[Start of Entries provided]

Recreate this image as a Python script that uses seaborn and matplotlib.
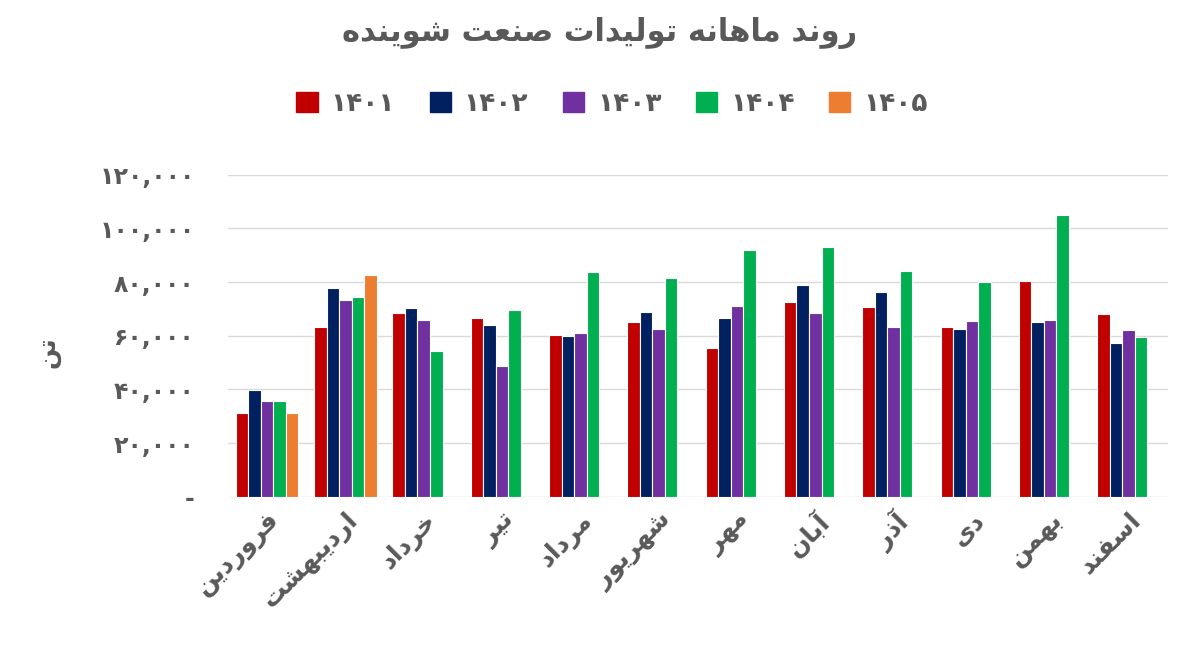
import matplotlib
matplotlib.use("Agg")
import matplotlib.pyplot as plt
import seaborn as sns
import pandas as pd
import numpy as np

months = ["فروردین", "اردیبهشت", "خرداد", "تیر", "مرداد", "شهریور",
          "مهر", "آبان", "آذر", "دی", "بهمن", "اسفند"]
years = ["۱۴۰۱", "۱۴۰۲", "۱۴۰۳", "۱۴۰۴", "۱۴۰۵"]
v1401 = [31300, 63400, 68600, 66700, 60400, 65200, 55500, 72700, 70800, 63400, 80500, 68200]
v1402 = [39900, 77900, 70400, 64100, 60000, 68900, 66700, 79000, 76400, 62600, 65200, 57400]
v1403 = [35800, 73400, 66000, 48800, 61100, 62600, 71200, 68600, 63400, 65600, 66000, 62200]
v1404 = [35800, 74500, 54400, 69700, 83800, 81600, 92000, 93200, 84200, 80100, 105100, 59600]
v1405 = [31300, 82700] + [np.nan] * 10
colors = ["#C00000", "#002060", "#7030A0", "#00B050", "#ED7D31"]
title = "روند ماهانه تولیدات صنعت شوینده"
ylabel = "تن"

# minimal Persian shaper (presentation forms) + RTL reversal
FORMS = {
    'ا': (0xFE8D, 0xFE8E, None, None), 'آ': (0xFE81, 0xFE82, None, None),
    'ب': (0xFE8F, 0xFE90, 0xFE91, 0xFE92), 'ت': (0xFE95, 0xFE96, 0xFE97, 0xFE98),
    'خ': (0xFEA5, 0xFEA6, 0xFEA7, 0xFEA8), 'د': (0xFEA9, 0xFEAA, None, None),
    'ذ': (0xFEAB, 0xFEAC, None, None), 'ر': (0xFEAD, 0xFEAE, None, None),
    'ز': (0xFEAF, 0xFEB0, None, None), 'س': (0xFEB1, 0xFEB2, 0xFEB3, 0xFEB4),
    'ش': (0xFEB5, 0xFEB6, 0xFEB7, 0xFEB8), 'ص': (0xFEB9, 0xFEBA, 0xFEBB, 0xFEBC),
    'ع': (0xFEC9, 0xFECA, 0xFECB, 0xFECC), 'ف': (0xFED1, 0xFED2, 0xFED3, 0xFED4),
    'ل': (0xFEDD, 0xFEDE, 0xFEDF, 0xFEE0), 'م': (0xFEE1, 0xFEE2, 0xFEE3, 0xFEE4),
    'ن': (0xFEE5, 0xFEE6, 0xFEE7, 0xFEE8), 'ه': (0xFEE9, 0xFEEA, 0xFEEB, 0xFEEC),
    'و': (0xFEED, 0xFEEE, None, None), 'ی': (0xFBFC, 0xFBFD, 0xFBFE, 0xFBFF),
}

def shape(s):
    out = []
    for i, c in enumerate(s):
        if c not in FORMS:
            out.append(c); continue
        f = FORMS[c]
        p = s[i-1] if i > 0 else ''
        n = s[i+1] if i + 1 < len(s) else ''
        jp = p in FORMS and FORMS[p][2] is not None
        jn = n in FORMS and f[2] is not None
        if jp and jn: k = 3
        elif jp: k = 1
        elif jn: k = 2
        else: k = 0
        out.append(chr(f[k]))
    return ''.join(out)[::-1]

rows = []
for vals, y in zip([v1401, v1402, v1403, v1404, v1405], years):
    for m, v in zip(months, vals):
        rows.append({"month": m, "year": y, "value": v})
df = pd.DataFrame(rows)

sns.set_theme(style="white")
plt.rcParams['font.family'] = ['DejaVu Sans']
fig = plt.figure(figsize=(12, 6.52), dpi=100)
ax = fig.add_axes([0.19, 0.238, 0.783, 0.494])
sns.barplot(data=df, x="month", y="value", hue="year", order=months, hue_order=years,
            palette=colors, width=0.8, ax=ax, legend=False, saturation=1,
            edgecolor="white", linewidth=0.8)
ax.set_ylim(0, 120000)
ticks = np.arange(0, 120001, 20000)
ax.set_yticks(ticks)
fa = str.maketrans("0123456789", "۰۱۲۳۴۵۶۷۸۹")
ax.set_yticklabels(["-" if t == 0 else f"{t:,}".translate(fa) for t in ticks],
                   fontsize=17, fontweight="bold", color="#595959")
ax.set_xticks(range(len(months)))
ax.set_xticklabels([shape(m) for m in months], rotation=45, ha="right",
                   rotation_mode="anchor", fontsize=18, fontweight="bold", color="#595959")
ax.tick_params(axis="y", length=0, pad=24)
ax.tick_params(axis="x", length=0, pad=8)
ax.yaxis.grid(True, color="#D9D9D9", linewidth=1)
ax.set_axisbelow(True)
for s in ax.spines.values():
    s.set_visible(False)
ax.set_xlabel("")
ax.set_ylabel("")
fig.text(0.04, 0.46, shape(ylabel), rotation=90, fontsize=18, fontweight="bold",
         color="#595959", ha="center", va="center")
fig.text(0.5, 0.95, shape(title), fontsize=22, fontweight="bold", color="#595959",
         ha="center", va="center")
from matplotlib.patches import Patch
handles = [Patch(color=c) for c in colors]
fig.legend(handles, years, loc="center", bbox_to_anchor=(0.51, 0.84), ncol=5,
           frameon=False, handlelength=0.8, handleheight=0.8,
           columnspacing=1.3, handletextpad=0.5,
           prop={"size": 19, "weight": "bold"}, labelcolor="#595959")
fig.savefig("out.png", dpi=100)
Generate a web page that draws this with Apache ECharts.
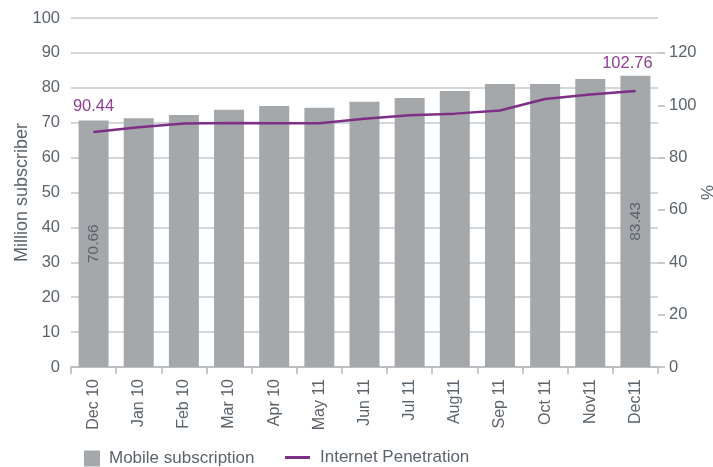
<!DOCTYPE html>
<html>
<head>
<meta charset="utf-8">
<script src="https://cdn.jsdelivr.net/npm/echarts@6/dist/echarts.min.js"></script>
<style>
  html, body { margin: 0; padding: 0; background: #fff; }
  #chart { width: 713px; height: 467px; }
</style>
</head>
<body>
<div id="chart"></div>
<script>
const months = ["Dec 10", "Jan 10", "Feb 10", "Mar 10", "Apr 10", "May 11", "Jun 11",
  "Jul 11", "Aug11", "Sep 11", "Oct 11", "Nov11", "Dec11"];
// million subscribers (left axis)
const mobileSubs = [70.66, 71.3, 72.2, 73.7, 74.8, 74.3, 76.0, 77.1, 79.1, 81.1, 81.1, 82.5, 83.43];
// penetration % (right axis)
const penetration = [89.8, 91.6, 93.0, 93.2, 93.1, 93.1, 94.8, 96.2, 96.8, 98.0, 102.4, 104.1, 105.4];
const mobileLabels = ["70.66", "", "", "", "", "", "", "", "", "", "", "", "83.43"];
const penetrationLabels = ["90.44", "", "", "", "", "", "", "", "", "", "", "", "102.76"];
const rightTicks = [0, 20, 40, 60, 80, 100, 120];

const textColor = "#5b636b";
const purple = "#7e2f86";
const font = "Liberation Sans";

const chart = echarts.init(document.getElementById("chart"));

const lineData = penetration.map((v, i) => {
  const item = { value: v };
  if (i === months.length - 1) {
    item.label = { offset: [-8, -3] };
  }
  return item;
});

chart.setOption({
  animation: false,
  textStyle: { fontFamily: font },
  grid: { left: 71, right: 55, top: 18, bottom: 100, outerBoundsMode: "none", containLabel: false },
  legend: [
    {
      data: ["Mobile subscription"],
      left: 79, top: 445,
      icon: "rect",
      itemWidth: 16, itemHeight: 16,
      textStyle: { color: textColor, fontSize: 17, fontFamily: font, padding: [0, 0, 0, 4] }
    },
    {
      data: [{ name: "Internet Penetration", icon: "rect" }],
      left: 280, top: 444,
      itemWidth: 25, itemHeight: 3,
      textStyle: { color: textColor, fontSize: 17, fontFamily: font, padding: [0, 0, 0, 5] }
    }
  ],
  xAxis: {
    type: "category",
    data: months,
    axisLine: { lineStyle: { color: "#b4b7ba", width: 1.5 } },
    axisTick: { show: true, length: 7, lineStyle: { color: "#b4b7ba", width: 1.5 } },
    axisLabel: { rotate: 90, color: textColor, fontSize: 16, margin: 12, interval: 0 }
  },
  yAxis: [
    {
      type: "value",
      min: 0, max: 100, interval: 10,
      name: "Million subscriber",
      nameLocation: "middle",
      nameGap: 40,
      nameMoveOverlap: false,
      nameTextStyle: { color: textColor, fontSize: 18 },
      axisLine: { show: false },
      axisTick: { show: false },
      axisLabel: { color: textColor, fontSize: 16.5, margin: 11 },
      splitLine: { lineStyle: { color: "#c6c8ca", width: 1.5 } }
    },
    {
      type: "value",
      min: 0, max: 400 / 3,
      name: "%",
      nameLocation: "middle",
      nameGap: 42,
      nameMoveOverlap: false,
      nameRotate: 90,
      nameTextStyle: { color: textColor, fontSize: 17 },
      axisLine: { show: false },
      axisTick: { show: true, length: 7, customValues: rightTicks,
        lineStyle: { color: "#b4b7ba", width: 1.5 } },
      axisLabel: { color: textColor, fontSize: 16.5, margin: 11, customValues: rightTicks },
      splitLine: { show: false }
    }
  ],
  series: [
    {
      name: "Mobile subscription",
      type: "bar",
      yAxisIndex: 0,
      data: mobileSubs,
      barWidth: 30,
      itemStyle: { color: "#a5a8ab" },
      label: {
        show: true,
        position: "inside",
        rotate: 90,
        color: textColor,
        fontSize: 15.5,
        formatter: (p) => mobileLabels[p.dataIndex]
      }
    },
    {
      name: "Internet Penetration",
      type: "line",
      yAxisIndex: 1,
      data: lineData,
      symbol: "circle",
      symbolSize: 1,
      showSymbol: true,
      itemStyle: { color: purple },
      lineStyle: { color: purple, width: 2.5 },
      label: {
        show: true,
        position: "top",
        distance: 16,
        color: "#8e3e93",
        fontSize: 16.5,
        formatter: (p) => penetrationLabels[p.dataIndex]
      }
    }
  ]
});
</script>
</body>
</html>
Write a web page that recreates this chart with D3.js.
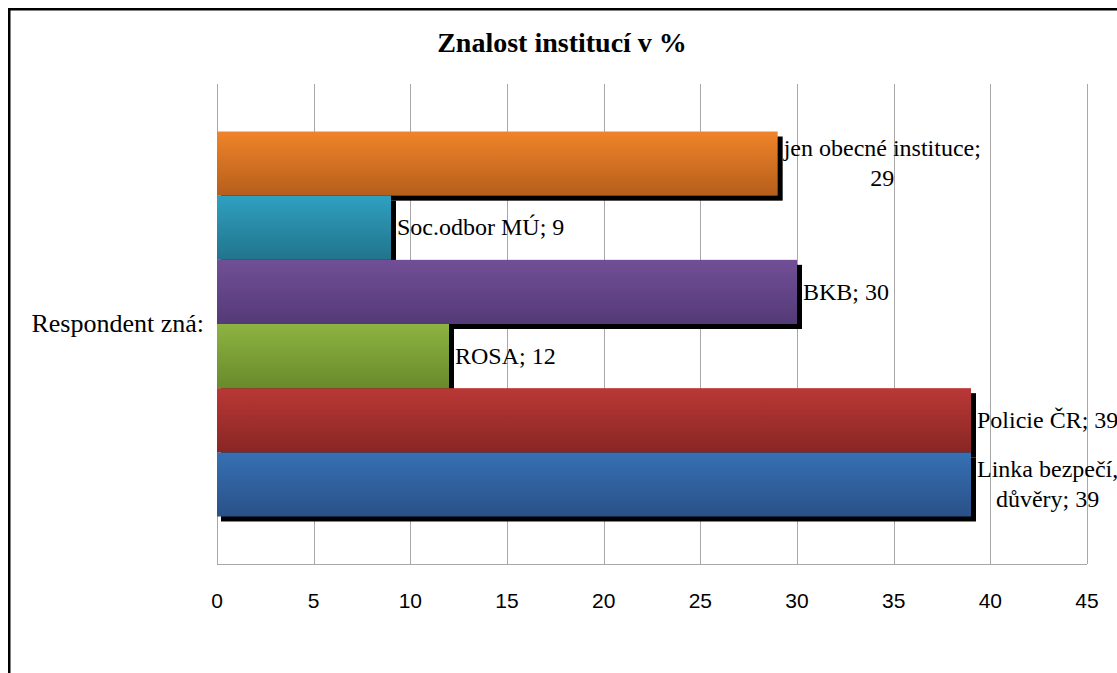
<!DOCTYPE html>
<html>
<head>
<meta charset="utf-8">
<script src="https://cdn.jsdelivr.net/npm/d3@7"></script>
<style>
	body { margin: 0; background: #fff; }
	svg { display: block; }
	.title { font-family: "Liberation Serif", "Times New Roman", serif; font-weight: bold; font-size: 28px; }
	.label { font-family: "Liberation Serif", "Times New Roman", serif; font-size: 24px; fill: #000; }
	.cat-label { font-size: 26px; }
	.tick-label { font-family: "Liberation Sans", Arial, sans-serif; font-size: 21px; fill: #000; }
</style>
</head>
<body>
<div class="view-container"></div>
<script>
'use strict';

// data (series listed bottom to top, as in the source chart)
var categories = ['Respondent zná:'];
var seriesNames = ['Linka bezpečí, důvěry', 'Policie ČR', 'ROSA', 'BKB', 'Soc.odbor MÚ', 'jen obecné instituce'];
var seriesValues = [39, 39, 12, 30, 9, 29];
var tickValues = [0, 5, 10, 15, 20, 25, 30, 35, 40, 45];

// top / bottom colour of each bar's gradient
var GRADIENTS = [
	['#3671b4', '#2a5088'],
	['#ba3836', '#882624'],
	['#8db341', '#698a2c'],
	['#714f97', '#543a77'],
	['#2fa0c1', '#21748b'],
	['#f0842a', '#b55e1b']
];
var GRID = '#a8a8a8';
var WIDTH = 1117, HEIGHT = 673;
var plot = { left: 217, right: 1087, top: 84, bottom: 564 };

var svg = d3.select('.view-container').append('svg')
	.attr('width', WIDTH)
	.attr('height', HEIGHT);

// chart frame, runs out past the right and bottom edges
svg.append('rect')
	.attr('x', 9.25).attr('y', 9.25)
	.attr('width', WIDTH + 20).attr('height', HEIGHT + 20)
	.style('fill', 'none').style('stroke', '#000').style('stroke-width', 2.5);

svg.append('text')
	.attr('class', 'title')
	.attr('x', 562).attr('y', 52)
	.attr('text-anchor', 'middle')
	.text('Znalost institucí v %');

var defs = svg.append('defs');
GRADIENTS.forEach(function(g, i) {
	var grad = defs.append('linearGradient')
		.attr('id', 'grad' + i)
		.attr('x1', 0).attr('y1', 0).attr('x2', 0).attr('y2', 1);
	grad.append('stop').attr('offset', '0%').attr('stop-color', g[0]);
	grad.append('stop').attr('offset', '100%').attr('stop-color', g[1]);
});

var x = d3.scaleLinear().domain([0, 45]).range([plot.left, plot.right]);
var y0 = d3.scaleBand().domain(categories).range([plot.top, plot.bottom])
	.paddingInner(0).paddingOuter(0.1234);
// first series sits at the bottom of the group
var y1 = d3.scaleBand().domain(d3.range(seriesNames.length).reverse())
	.range([0, y0.bandwidth()]).padding(0);

// vertical gridlines
svg.append('g').selectAll('line')
	.data(tickValues)
	.enter().append('line')
	.attr('x1', function(d) { return Math.round(x(d)) + 0.5; })
	.attr('x2', function(d) { return Math.round(x(d)) + 0.5; })
	.attr('y1', plot.top).attr('y2', plot.bottom)
	.style('stroke', GRID).style('stroke-width', 1);

// bottom axis line
svg.append('line')
	.attr('x1', plot.left).attr('x2', plot.right)
	.attr('y1', plot.bottom + 0.5).attr('y2', plot.bottom + 0.5)
	.style('stroke', GRID);

// tick labels
svg.append('g').selectAll('text')
	.data(tickValues)
	.enter().append('text')
	.attr('class', 'tick-label')
	.attr('x', function(d) { return x(d); })
	.attr('y', 608)
	.attr('text-anchor', 'middle')
	.text(function(d) { return d; });

// category label
svg.selectAll('.cat-label')
	.data(categories)
	.enter().append('text')
	.attr('class', 'label cat-label')
	.attr('x', 204)
	.attr('y', function(d) { return y0(d) + y0.bandwidth() / 2; })
	.attr('dy', '0.32em')
	.attr('text-anchor', 'end')
	.text(function(d) { return d; });

var bars = seriesValues.map(function(v, i) {
	return {
		i: i,
		name: seriesNames[i],
		value: v,
		y: y0(categories[0]) + y1(i)
	};
});

// shadows first, then the bars above them
svg.append('g').selectAll('rect')
	.data(bars)
	.enter().append('rect')
	.attr('x', function(d) { return x(0) + 4; })
	.attr('y', function(d) { return d.y + 5; })
	.attr('width', function(d) { return x(d.value) - x(0) + 1; })
	.attr('height', y1.bandwidth())
	.style('fill', '#000');

svg.append('g').selectAll('rect')
	.data(bars)
	.enter().append('rect')
	.attr('x', x(0))
	.attr('y', function(d) { return d.y; })
	.attr('width', function(d) { return x(d.value) - x(0); })
	.attr('height', y1.bandwidth())
	.style('fill', function(d) { return 'url(#grad' + d.i + ')'; });

// data labels, wrapped like the source does
var measure = svg.append('text').attr('class', 'label').style('visibility', 'hidden');
function textWidth(s) {
	measure.text(s);
	return measure.node().getComputedTextLength();
}
function wrap(s, maxWidth) {
	var words = s.split(' ');
	var lines = [];
	var line = words[0];
	for (var k = 1; k < words.length; k++) {
		var next = line + ' ' + words[k];
		if (textWidth(next) > maxWidth) {
			lines.push(line);
			line = words[k];
		} else {
			line = next;
		}
	}
	lines.push(line);
	return lines;
}

var LINE_HEIGHT = 30;
bars.forEach(function(d) {
	var lines = wrap(d.name + '; ' + d.value, 215);
	var widest = d3.max(lines, textWidth);
	var cx = x(d.value) + 6 + widest / 2;
	var cy = d.y + y1.bandwidth() / 2;
	var t = svg.append('text')
		.attr('class', 'label')
		.attr('text-anchor', 'middle');
	lines.forEach(function(l, k) {
		t.append('tspan')
			.attr('x', cx)
			.attr('y', cy + (k - (lines.length - 1) / 2) * LINE_HEIGHT)
			.attr('dy', '0.32em')
			.text(l);
	});
});
measure.remove();
</script>
</body>
</html>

[End of Entries provided]

**Task goal**
Extract from the material above the stretch running from the line containing "Write a web" through the line containing "35, 40, 45];". Keep the text exact and the pictures out.

**Response for this exercise**
Write a web page that recreates this chart with D3.js.
<!DOCTYPE html>
<html>
<head>
<meta charset="utf-8">
<script src="https://cdn.jsdelivr.net/npm/d3@7"></script>
<style>
	body { margin: 0; background: #fff; }
	svg { display: block; }
	.title { font-family: "Liberation Serif", "Times New Roman", serif; font-weight: bold; font-size: 28px; }
	.label { font-family: "Liberation Serif", "Times New Roman", serif; font-size: 24px; fill: #000; }
	.cat-label { font-size: 26px; }
	.tick-label { font-family: "Liberation Sans", Arial, sans-serif; font-size: 21px; fill: #000; }
</style>
</head>
<body>
<div class="view-container"></div>
<script>
'use strict';

// data (series listed bottom to top, as in the source chart)
var categories = ['Respondent zná:'];
var seriesNames = ['Linka bezpečí, důvěry', 'Policie ČR', 'ROSA', 'BKB', 'Soc.odbor MÚ', 'jen obecné instituce'];
var seriesValues = [39, 39, 12, 30, 9, 29];
var tickValues = [0, 5, 10, 15, 20, 25, 30, 35, 40, 45];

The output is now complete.